Perhaps the most important contribution of this readers' guide
to the judges' war is the story of how we got to this unhappy place.
After all, the constitutional provisions for the federal judiciary
are relatively meager. The Constitution does not really create the
federal judiciary as an institution but only creates the judicial
power, leaving most of the institutional details such as kinds and
numbers of courts, number of justices on the Supreme Court,
appellate jurisdiction and the regulation of the judicial process
to the discretion of Congress. Nor is there even any explicit
provision in the Constitution for the power of judicial review
itself. As Mr. Levin makes clear, this is not exactly the kind of
foundation one would expect for an institution that some now insist
is meant to be the moral guardian of the republic.
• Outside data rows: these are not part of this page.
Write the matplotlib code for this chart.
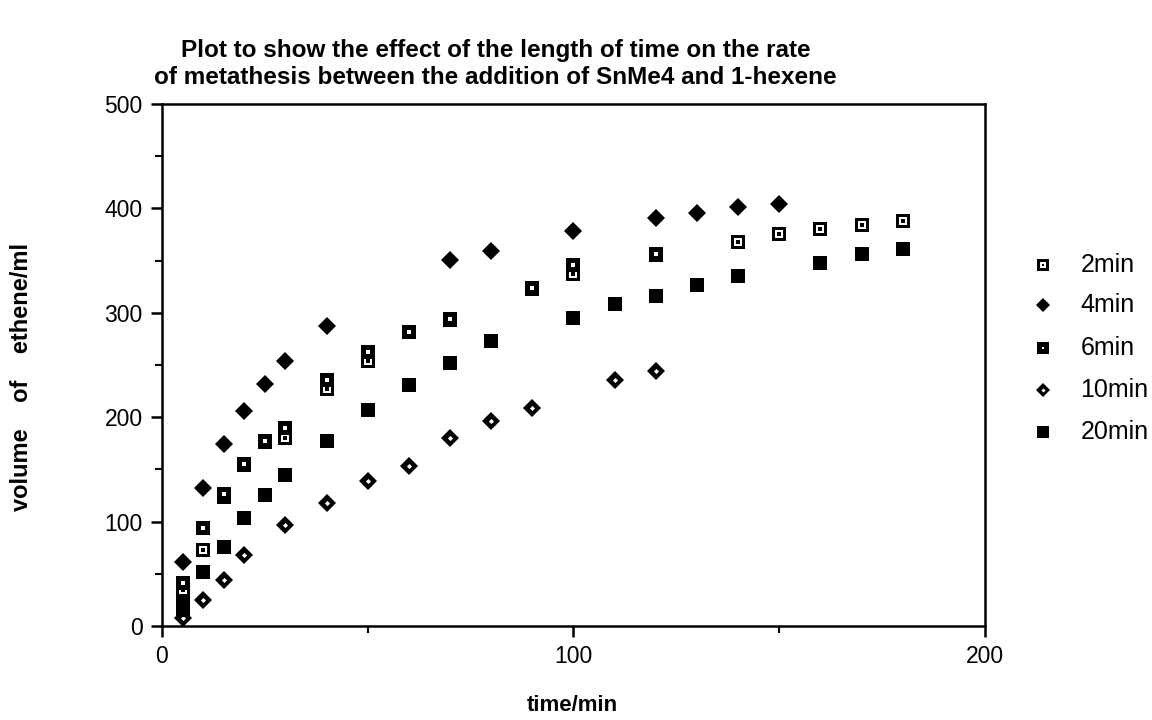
import matplotlib
matplotlib.use("Agg")
import matplotlib.pyplot as plt
from matplotlib.ticker import MultipleLocator

# values
t_2min = [5, 10, 15, 20, 25, 30, 40, 50, 60, 70, 90, 100, 120, 140, 150, 160, 170, 180]
v_2min = [34, 73, 124, 154, 176, 180, 227, 254, 282, 293, 323, 337, 355, 368, 375, 380, 384, 388]

t_4min = [5, 10, 15, 20, 25, 30, 40, 70, 80, 100, 120, 130, 140, 150]
v_4min = [61, 132, 174, 206, 232, 254, 287, 351, 359, 378, 391, 396, 401, 404]

t_6min = [5, 10, 15, 20, 25, 30, 40, 50, 60, 70, 90, 100, 120]
v_6min = [41, 94, 126, 155, 177, 190, 236, 262, 282, 294, 324, 346, 356]

t_10min = [5, 10, 15, 20, 30, 40, 50, 60, 70, 80, 90, 110, 120]
v_10min = [8, 25, 44, 68, 97, 118, 139, 153, 180, 196, 209, 236, 244]

t_20min = [5, 5, 10, 15, 20, 25, 30, 40, 50, 60, 70, 80, 100, 110, 120, 130, 140, 160, 170, 180]
v_20min = [15, 22, 52, 76, 103, 125, 145, 177, 207, 231, 252, 273, 295, 308, 316, 327, 335, 348, 356, 361]

labels = ['2min', '4min', '6min', '10min', '20min']

plt.rcParams['font.family'] = ['Liberation Sans', 'DejaVu Sans']

# marker styles, built up from stacked layers (marker, size, colour)
styles = {
    '2min': [('s', 10, 'black'), ('s', 6, 'white'), ('s', 2.6, 'black')],
    '4min': [('D', 9.3, 'black')],
    '6min': [('s', 10, 'black'), ('s', 2.6, 'white')],
    '10min': [('D', 9.3, 'black'), ('D', 2.6, 'white')],
    '20min': [('s', 10, 'black')],
}


def draw(target, x, y, lab, scale=1.0, **kw):
    for m, s, c in styles[lab]:
        target.plot(x, y, ls='none', marker=m, ms=s * scale, mfc=c, mec=c, mew=0, **kw)


fig = plt.figure(figsize=(11.52, 7.2), dpi=100)
ax = fig.add_axes([0.1406, 0.1306, 0.7144, 0.725])

series = [(t_2min, v_2min), (t_4min, v_4min), (t_6min, v_6min),
          (t_10min, v_10min), (t_20min, v_20min)]
for lab, (t, v) in zip(labels, series):
    draw(ax, t, v, lab)

ax.set_xlim(0, 200)
ax.set_ylim(0, 500)
ax.xaxis.set_major_locator(MultipleLocator(100))
ax.xaxis.set_minor_locator(MultipleLocator(50))
ax.yaxis.set_major_locator(MultipleLocator(100))
ax.yaxis.set_minor_locator(MultipleLocator(50))
ax.tick_params(which='major', direction='out', length=8, width=1.8, labelsize=16.5, pad=6)
ax.tick_params(which='minor', direction='out', length=5, width=1.5)
for s in ax.spines.values():
    s.set_linewidth(1.8)

# legend to the right of the box
leg_y = [0.632, 0.576, 0.517, 0.458, 0.400]
lax = fig.add_axes([0, 0, 1, 1], facecolor='none')
lax.set_xlim(0, 1)
lax.set_ylim(0, 1)
lax.axis('off')
for lab, yy in zip(labels, leg_y):
    draw(lax, [0.905], [yy], lab, scale=0.8)
    lax.text(0.938, yy, lab, fontsize=18, va='center', ha='left')

fig.text(0.43, 0.93, 'Plot to show the effect of the length of time on the rate',
         fontsize=17.5, fontweight='bold', ha='center', va='center')
fig.text(0.43, 0.892, 'of metathesis between the addition of SnMe4 and 1-hexene',
         fontsize=17.5, fontweight='bold', ha='center', va='center')

fig.text(0.019, 0.476, 'volume    of    ethene/ml', rotation=90, fontsize=17,
         fontweight='bold', ha='center', va='center')
fig.text(0.497, 0.02, 'time/min', fontsize=16, fontweight='bold', ha='center', va='center')

fig.savefig('out.png', dpi=100)
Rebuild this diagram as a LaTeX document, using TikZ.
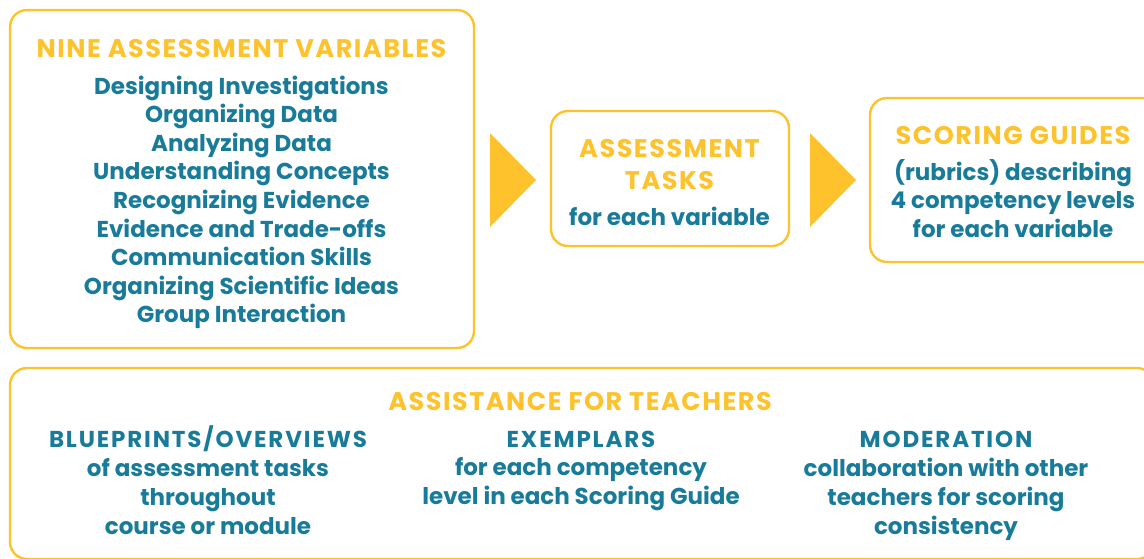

In part, this has come about through an unholy alliance between
left-wing interest groups and the Democratic members of the United
States Senate. Not being satisfied with telling the story of how
those senators accommodate themselves to their well-organized
ideological constituents, Mr. Levin reproduces the series of
memoranda that passed back and forth during Mr. Bush's first term,
laying the groundwork for just how the Senate would exercise its
power of advice and consent to block the president's nominees to the
federal bench.

The most lasting contribution of this fine book is its
commitment not to conservatism but to constitutionalism, to the
belief, as Alexander Hamilton put it, that the Constitution is the
embodiment of "the intention of the people" and that, in the words
of Chief Justice John Marshall, the idea of a written constitution
was "the greatest improvement on political institutions." This is a
book that should be on the desk of every senator.

Gary L. McDowell is Tyler Haynes Professor of Leadership Studies
and Political Science at the University of Richmond and is a member
of the board of the Landmark Legal Foundation.